Snakes As Pets

Snakes are fascinating creatures and can make fantastic pets and though they are not as affectionate and cuddly as a dog or cat, they can still be very tame when handled daily and can form a special relationship and bond with their owner.

When considering a snake for a pet one should keep in mind that a snake is a long term commitment and not one to be taken on lightly, many snakes live 20 years or longer. Also snakes eat prey animals and though you can feed frozen not live, it can still be quite upsetting for those who are sensitive. You will also have to supply a safe environment for your snake, something that is big enough, offers him the proper climate and is escape proof.

Snakes are generally solitary creatures and should always be keep one per tank. Many snakes are cannibals and will eat their own kind. Snakes do fit well into a family but should not be kept in homes where there are young children and extra care should be taken in homes with other pets. Snakes are very good escape artists and it would be horrifying to come home and find your snake got out and ate your cat or toy dog. When buying your pet snake it is best to go to a breeder who offers captive bred, not wild caught snakes. Wild caught snakes do not make good pets as they are far harder to tame and can carry disease or parasites.

Just like any pet, all snake breeds have different personalities and needs. Beginners should start with one of the more docile easier to care for snakes like the Corn, King and Milk snakes or the Ball python. Those with experience might enjoy the Boa constrictor, Burmese python or Tree Boas and pythons. Venomous snakes, reticulated pythons and anacondas are simply too dangerous and should never be owned as pets.

One of the major reason many snake lovers hesitate to get one as a pet is the feeding of live food. Thankfully there is a choice. Owners can buy pre-killed frozen rodents and simply keep them in their freezer until needed. Many fanciers feel that pre-killed food is safer as there is less chance of disease and parasites and no worries about your snake getting hurt from trying to catch an ornery dinner that just might fight back. Most snakes adjust well to pre-killed food, but it certainly helps if they are started on them at a young age. The food should be completely thawed and warmed a bit. Snakes should also have available to them a shallow bowl on fresh room temperature water, this is not only for quenching his thirst but also for soaking in. The bowl should be heavy enough that it doesn't tip over.

A snake needs a home that is at least two-thirds their adult size, one that is very secure and escape proof. They also need a warm area for basking in and a shaded area if they get too hot. For smaller snakes a hideaway is also a good idea.
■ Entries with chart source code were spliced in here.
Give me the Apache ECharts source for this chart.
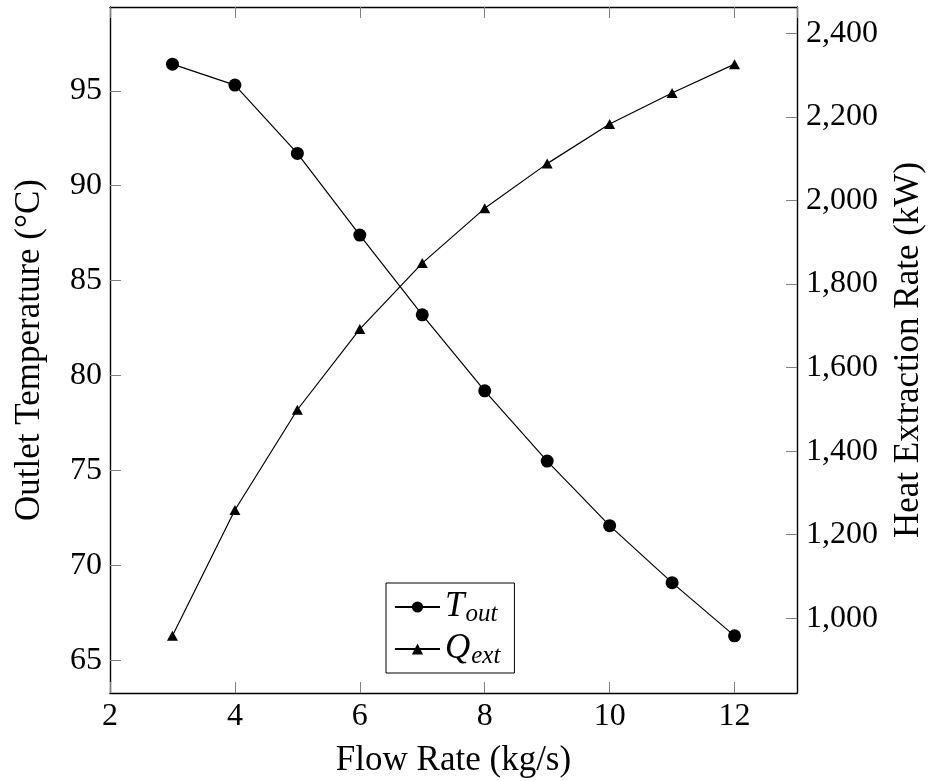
<!DOCTYPE html>
<html>
<head>
<meta charset="utf-8">
<script src="https://cdn.jsdelivr.net/npm/echarts@6/dist/echarts.min.js"></script>
<style>
html,body{margin:0;padding:0;background:#fff;}
#chart{width:934px;height:781px;}
</style>
</head>
<body>
<div id="chart"></div>
<script>
// Data
const flowRate = [3, 4, 5, 6, 7, 8, 9, 10, 11, 12];          // kg/s
const outletTemp = [96.4, 95.3, 91.7, 87.4, 83.2, 79.2, 75.5, 72.1, 69.1, 66.3]; // °C
const heatRate = [958, 1259, 1499, 1692, 1850, 1981, 2088, 2183, 2257, 2326];   // kW
const xTicks = [2, 4, 6, 8, 10, 12];

const FONT = 'Liberation Serif';
const FS = 32;
const TFS = 35;

function enlarged(arr) {
  const lo = Math.min(...arr), hi = Math.max(...arr);
  const pad = 0.1 * (hi - lo);
  return [lo - pad, hi + pad];
}
const tExt = enlarged(outletTemp);
const qExt = enlarged(heatRate);

const tData = flowRate.map((x, i) => [x, outletTemp[i]]);
const qData = flowRate.map((x, i) => [x, heatRate[i]]);

const axisLine = {show: true, lineStyle: {color: '#000', width: 1.4}};
const tick = {show: true, inside: true, length: 11, lineStyle: {color: '#808080', width: 1}};
const labelStyle = {fontFamily: FONT, fontSize: FS, color: '#000'};
const titleStyle = {fontFamily: FONT, fontSize: TFS, color: '#000'};

const chart = echarts.init(document.getElementById('chart'), null, {renderer: 'canvas'});
chart.setOption({
  backgroundColor: '#fff',
  animation: false,
  grid: {left: 110, right: 137, top: 7, bottom: 88, containLabel: false, outerBoundsMode: 'none'},
  xAxis: [{
    type: 'value', position: 'bottom', min: 2, max: 13, interval: 2,
    name: 'Flow Rate (kg/s)', nameLocation: 'middle', nameGap: 50,
    nameTextStyle: titleStyle,
    axisLine: axisLine, axisTick: tick, splitLine: {show: false},
    axisLabel: Object.assign({margin: 8, showMaxLabel: false,
      formatter: v => (xTicks.indexOf(v) >= 0 ? String(v) : '')}, labelStyle)
  }, {
    type: 'value', position: 'top', min: 2, max: 13, interval: 2,
    axisLine: axisLine, axisTick: tick, splitLine: {show: false},
    axisLabel: {show: false}
  }],
  yAxis: [{
    type: 'value', position: 'left', min: tExt[0], max: tExt[1], splitNumber: 7,
    name: 'Outlet Temperature (°C)', nameLocation: 'middle', nameGap: 63, nameRotate: 90,
    nameTextStyle: titleStyle,
    axisLine: axisLine, axisTick: tick, splitLine: {show: false},
    axisLabel: Object.assign({margin: 8, showMinLabel: false, showMaxLabel: false}, labelStyle)
  }, {
    type: 'value', position: 'right', min: qExt[0], max: qExt[1], splitNumber: 8,
    name: 'Heat Extraction Rate (kW)', nameLocation: 'middle', nameGap: 94, nameRotate: 90,
    nameTextStyle: titleStyle,
    axisLine: axisLine, axisTick: tick, splitLine: {show: false},
    axisLabel: Object.assign({margin: 9, showMinLabel: false, showMaxLabel: false,
      formatter: v => Math.round(v).toLocaleString('en-US')}, labelStyle)
  }],
  legend: {
    orient: 'vertical', left: 386, top: 583,
    padding: [4, 14, 4, 8], itemGap: 2, itemWidth: 45, itemHeight: 14,
    borderColor: '#000', borderWidth: 1, backgroundColor: '#fff',
    data: ['T_out', 'Q_ext'],
    formatter: name => name === 'T_out' ? '{m|T}{s|out}' : '{m|Q}{s|ext}',
    textStyle: {
      fontFamily: FONT, color: '#000',
      rich: {
        m: {fontFamily: FONT, fontStyle: 'italic', fontSize: 35, lineHeight: 36},
        s: {fontFamily: FONT, fontStyle: 'italic', fontSize: 25, lineHeight: 25, padding: [15, 0, 0, 1]}
      }
    }
  },
  series: [{
    name: 'T_out', type: 'line', xAxisIndex: 0, yAxisIndex: 0, data: tData,
    symbol: 'circle', symbolSize: 13, showAllSymbol: true,
    lineStyle: {color: '#000', width: 1.2}, itemStyle: {color: '#000'}
  }, {
    name: 'Q_ext', type: 'line', xAxisIndex: 0, yAxisIndex: 1, data: qData,
    symbol: 'triangle', symbolSize: [11, 10], showAllSymbol: true,
    lineStyle: {color: '#000', width: 1.2}, itemStyle: {color: '#000'}
  }]
});
</script>
</body>
</html>
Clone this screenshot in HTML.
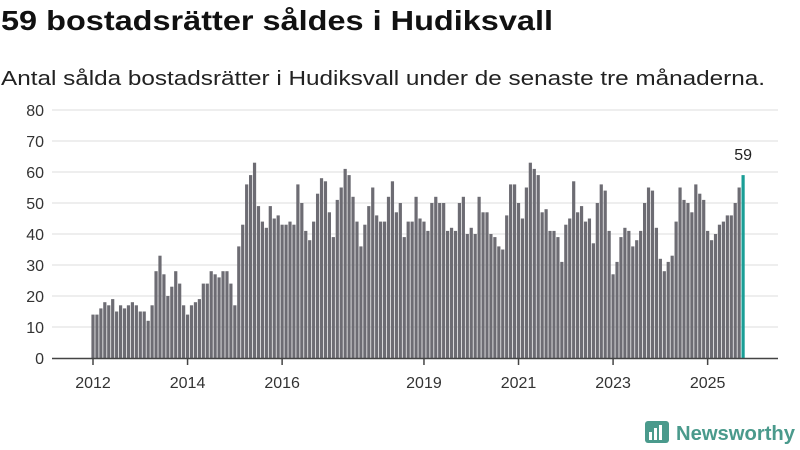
<!DOCTYPE html>
<html><head><meta charset="utf-8"><style>
html,body{margin:0;padding:0;background:#fff;width:800px;height:450px;overflow:hidden}
svg text{font-family:"Liberation Sans",sans-serif}
</style></head><body>
<svg id="chart" width="800" height="450" viewBox="0 0 800 450" xmlns="http://www.w3.org/2000/svg">
<text x="1" y="30" font-size="28" font-weight="bold" fill="#111" textLength="552" lengthAdjust="spacingAndGlyphs">59 bostadsrätter såldes i Hudiksvall</text>
<text x="1" y="85" font-size="20" fill="#222" textLength="764" lengthAdjust="spacingAndGlyphs">Antal sålda bostadsrätter i Hudiksvall under de senaste tre månaderna.</text>
<g id="grid"></g><g id="bars"></g><g id="axes"></g>
<g>
<rect x="645" y="421" width="24" height="22" rx="3" fill="#4a9a8c"/>
<rect x="649" y="432" width="3" height="8" fill="#fff"/><rect x="654" y="428" width="3" height="12" fill="#fff"/><rect x="659" y="425" width="3" height="15" fill="#fff"/>
<text x="676" y="440" font-size="20" font-weight="bold" fill="#4a9a8c" textLength="119" lengthAdjust="spacingAndGlyphs">Newsworthy</text>
</g>
</svg>
<script>
const values=[14,14,16,18,17,19,15,17,16,17,18,17,15,15,12,17,28,33,27,20,23,28,24,17,
14,17,18,19,24,24,28,27,26,28,28,24,17,36,43,56,59,63,49,44,42,49,45,46,43,
43,44,43,56,50,41,38,44,53,58,57,47,39,51,55,61,59,52,44,36,43,49,55,46,44,44,
52,57,47,50,39,44,44,52,45,44,41,50,52,50,50,41,42,41,50,52,40,42,40,52,47,47,
40,39,36,35,46,56,56,50,45,55,63,61,59,47,48,41,41,39,31,43,45,57,47,49,44,45,
37,50,56,54,41,27,31,39,42,41,36,38,41,50,55,54,42,32,28,31,33,44,55,51,50,47,
56,53,51,41,38,40,43,44,46,46,50,55,59];
const yTicks=[0,10,20,30,40,50,60,70,80];
const xTickLabels=["2012","2014","2016","2019","2021","2023","2025"];
const xTickIndex=[0,24,48,84,108,132,156];
const NS="http://www.w3.org/2000/svg";
const y0=358,yPer=3.1,x0=93,step=3.94;
const ys=v=>y0-v*yPer, xs=i=>x0+i*step;
const grid=document.getElementById('grid'),bars=document.getElementById('bars'),axes=document.getElementById('axes');
function mk(tag,attrs,parent){const e=document.createElementNS(NS,tag);for(const k in attrs)e.setAttribute(k,attrs[k]);parent.appendChild(e);return e;}
yTicks.forEach(t=>{
 if(t>0){const l=mk('line',{x1:52,x2:778,y1:ys(t),y2:ys(t),stroke:'#dcdcdc','stroke-width':1},grid);
 
 }
 const tx=mk('text',{x:44,y:ys(t)+6,'font-size':16,fill:'#333','text-anchor':'end'},axes);
 tx.textContent=t;
 
 
});
values.forEach((v,i)=>{
 const last=i===values.length-1;
 const r=mk('rect',{x:xs(i)-1.6,y:ys(v),width:3.2,height:v*yPer,fill:last?'#1a9e96':'#6d6c73'},bars);
 
 
});
const li=values.length-1;
const lab=mk('text',{x:xs(li),y:ys(values[li])-15,'font-size':16,fill:'#222','text-anchor':'middle'},axes);
lab.textContent=values[li];


const ax=mk('line',{x1:52,x2:778,y1:y0+0.5,y2:y0+0.5,stroke:'#444','stroke-width':1.5},axes);


xTickIndex.forEach((idx,k)=>{
 const tl=mk('line',{x1:xs(idx),x2:xs(idx),y1:y0,y2:y0+7,stroke:'#444','stroke-width':1.5},axes);
 
 
 const tx=mk('text',{x:xs(idx),y:388,'font-size':16,fill:'#333','text-anchor':'middle'},axes);
 tx.textContent=xTickLabels[k];
 
 
});
</script>
</body></html>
When going out to purchase your first snake be sure to look for a snake that shows signs of good health, like regular tongue flicks, neither too fat or thin and it should not be shedding. Check to be sure they have no ticks or parasites. If you are planning on feeding pre-killed food be sure that the breeder has already been feeding the same. Take the time to do thorough research on your chosen snake, learn everything you can about them so you know exactly what you are doing.

A snake is a big commitment and like any pet should only be added into your life after much thought, consideration and research. Snakes can be expensive and do take time and dedication, but for the right person can make an excellent and interesting companion.